Search code examples
c#.netlinqdatatableiequalitycomparer

Remove duplicates from DataTable and custom IEqualityComparer<DataRow>


How have I to implement IEqualityComparer<DataRow> to remove duplicates rows from a DataTable with next structure:

ID primary key, col_1, col_2, col_3, col_4

The default comparer doesn't work because each row has it's own, unique primary key.

How to implement IEqualityComparer<DataRow> that will skip primary key and compare only data remained.

I have something like this:

public class DataRowComparer : IEqualityComparer<DataRow>
{
 public bool Equals(DataRow x, DataRow y)
 {
  return
   x.ItemArray.Except(new object[] { x[x.Table.PrimaryKey[0].ColumnName] }) ==
   y.ItemArray.Except(new object[] { y[y.Table.PrimaryKey[0].ColumnName] });
 }

 public int GetHashCode(DataRow obj)
 {
  return obj.ToString().GetHashCode();
 }
}

and

public static DataTable RemoveDuplicates(this DataTable table)
{
  return
    (table.Rows.Count > 0) ?
  table.AsEnumerable().Distinct(new DataRowComparer()).CopyToDataTable() :
  table;
}

but it calls only GetHashCode() and doesn't call Equals()


Solution

  • That is the way Distinct works.
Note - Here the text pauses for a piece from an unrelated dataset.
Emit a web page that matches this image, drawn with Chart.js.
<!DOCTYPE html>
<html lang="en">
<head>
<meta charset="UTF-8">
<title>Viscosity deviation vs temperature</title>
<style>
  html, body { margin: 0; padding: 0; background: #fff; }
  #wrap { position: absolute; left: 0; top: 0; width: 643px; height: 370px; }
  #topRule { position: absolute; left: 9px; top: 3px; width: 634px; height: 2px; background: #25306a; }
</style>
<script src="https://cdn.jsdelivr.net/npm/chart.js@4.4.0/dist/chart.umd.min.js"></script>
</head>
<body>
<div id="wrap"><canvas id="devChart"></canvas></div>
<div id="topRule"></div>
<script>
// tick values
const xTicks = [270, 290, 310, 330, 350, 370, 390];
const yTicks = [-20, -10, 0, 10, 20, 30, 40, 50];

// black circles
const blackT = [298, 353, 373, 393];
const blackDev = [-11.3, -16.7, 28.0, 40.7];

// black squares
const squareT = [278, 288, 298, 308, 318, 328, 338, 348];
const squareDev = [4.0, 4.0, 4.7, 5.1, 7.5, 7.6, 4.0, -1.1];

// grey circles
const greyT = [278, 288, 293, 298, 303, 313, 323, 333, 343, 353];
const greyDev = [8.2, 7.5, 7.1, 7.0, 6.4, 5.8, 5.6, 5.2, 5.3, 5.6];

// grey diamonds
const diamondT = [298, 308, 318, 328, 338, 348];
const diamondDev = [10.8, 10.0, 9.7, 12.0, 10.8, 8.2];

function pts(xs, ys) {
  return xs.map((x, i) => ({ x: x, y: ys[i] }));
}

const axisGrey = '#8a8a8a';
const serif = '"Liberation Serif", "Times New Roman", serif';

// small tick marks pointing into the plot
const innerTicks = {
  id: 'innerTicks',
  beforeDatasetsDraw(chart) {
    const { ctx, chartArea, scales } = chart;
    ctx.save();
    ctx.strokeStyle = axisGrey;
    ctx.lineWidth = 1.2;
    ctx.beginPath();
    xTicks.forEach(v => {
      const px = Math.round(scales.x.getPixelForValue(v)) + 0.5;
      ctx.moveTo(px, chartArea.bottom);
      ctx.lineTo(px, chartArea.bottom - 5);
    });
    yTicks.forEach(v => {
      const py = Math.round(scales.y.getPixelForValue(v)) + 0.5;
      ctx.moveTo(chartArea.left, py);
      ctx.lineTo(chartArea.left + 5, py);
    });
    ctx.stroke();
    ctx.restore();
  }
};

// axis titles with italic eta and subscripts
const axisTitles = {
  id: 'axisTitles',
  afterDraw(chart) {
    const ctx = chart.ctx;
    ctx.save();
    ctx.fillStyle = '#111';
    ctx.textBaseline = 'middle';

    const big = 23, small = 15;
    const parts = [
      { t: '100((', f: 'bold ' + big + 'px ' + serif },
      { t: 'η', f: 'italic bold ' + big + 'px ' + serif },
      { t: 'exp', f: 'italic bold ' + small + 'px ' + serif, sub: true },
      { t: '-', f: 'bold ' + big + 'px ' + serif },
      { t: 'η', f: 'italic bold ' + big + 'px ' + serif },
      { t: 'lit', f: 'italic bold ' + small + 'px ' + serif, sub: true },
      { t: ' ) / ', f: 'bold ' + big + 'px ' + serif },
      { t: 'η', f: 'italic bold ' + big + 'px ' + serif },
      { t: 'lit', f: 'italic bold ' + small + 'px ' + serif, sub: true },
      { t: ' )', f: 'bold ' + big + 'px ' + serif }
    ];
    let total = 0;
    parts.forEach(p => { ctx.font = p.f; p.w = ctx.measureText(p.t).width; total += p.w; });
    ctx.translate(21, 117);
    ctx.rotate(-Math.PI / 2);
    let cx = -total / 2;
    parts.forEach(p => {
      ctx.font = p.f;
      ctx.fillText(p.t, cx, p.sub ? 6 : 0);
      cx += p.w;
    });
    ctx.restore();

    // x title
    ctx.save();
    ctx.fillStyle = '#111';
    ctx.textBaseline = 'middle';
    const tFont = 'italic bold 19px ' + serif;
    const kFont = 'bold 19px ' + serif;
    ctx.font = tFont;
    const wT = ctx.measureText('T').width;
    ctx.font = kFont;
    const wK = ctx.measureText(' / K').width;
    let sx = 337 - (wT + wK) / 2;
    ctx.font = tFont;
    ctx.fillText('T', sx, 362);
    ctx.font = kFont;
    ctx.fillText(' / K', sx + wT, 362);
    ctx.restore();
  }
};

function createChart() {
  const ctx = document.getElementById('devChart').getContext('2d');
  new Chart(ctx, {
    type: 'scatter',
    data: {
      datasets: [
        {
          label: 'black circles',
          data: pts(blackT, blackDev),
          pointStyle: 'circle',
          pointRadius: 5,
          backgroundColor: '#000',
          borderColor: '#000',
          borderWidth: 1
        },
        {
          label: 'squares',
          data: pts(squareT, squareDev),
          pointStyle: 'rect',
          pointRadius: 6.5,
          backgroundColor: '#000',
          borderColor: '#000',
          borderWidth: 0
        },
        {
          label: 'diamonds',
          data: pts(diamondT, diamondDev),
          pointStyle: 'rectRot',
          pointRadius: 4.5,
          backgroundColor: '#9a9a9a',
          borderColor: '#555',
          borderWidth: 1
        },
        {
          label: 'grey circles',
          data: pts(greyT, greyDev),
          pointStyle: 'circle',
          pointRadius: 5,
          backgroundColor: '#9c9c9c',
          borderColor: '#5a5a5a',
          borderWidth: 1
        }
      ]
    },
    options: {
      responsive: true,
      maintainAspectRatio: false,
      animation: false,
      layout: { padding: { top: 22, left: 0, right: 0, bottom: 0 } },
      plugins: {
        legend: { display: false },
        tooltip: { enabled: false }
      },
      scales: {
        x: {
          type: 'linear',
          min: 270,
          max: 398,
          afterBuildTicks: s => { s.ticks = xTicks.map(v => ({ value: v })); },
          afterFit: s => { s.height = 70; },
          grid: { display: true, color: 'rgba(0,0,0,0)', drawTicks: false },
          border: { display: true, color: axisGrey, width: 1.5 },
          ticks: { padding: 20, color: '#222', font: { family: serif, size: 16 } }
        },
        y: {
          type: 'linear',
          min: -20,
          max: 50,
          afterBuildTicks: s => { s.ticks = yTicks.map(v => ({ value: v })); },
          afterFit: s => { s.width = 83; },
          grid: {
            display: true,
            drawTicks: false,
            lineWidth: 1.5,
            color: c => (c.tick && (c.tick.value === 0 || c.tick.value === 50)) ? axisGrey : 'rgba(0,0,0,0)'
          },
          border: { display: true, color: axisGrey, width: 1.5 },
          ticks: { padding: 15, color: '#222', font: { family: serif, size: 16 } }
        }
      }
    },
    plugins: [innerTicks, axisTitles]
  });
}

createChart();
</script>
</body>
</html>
Intenally it uses the GetHashCode method. You can write the GetHashCode to do what you need. Something like

    public int GetHashCode(DataRow obj)
    {
        var values = obj.ItemArray.Except(new object[] { obj[obj.Table.PrimaryKey[0].ColumnName] });
        int hash = 0;
        foreach (var value in values)
        {
            hash = (hash * 397) ^ value.GetHashCode();
        }
        return hash;
    }
    

    Since you know your data better you can probably come up with a better way to generate the hash.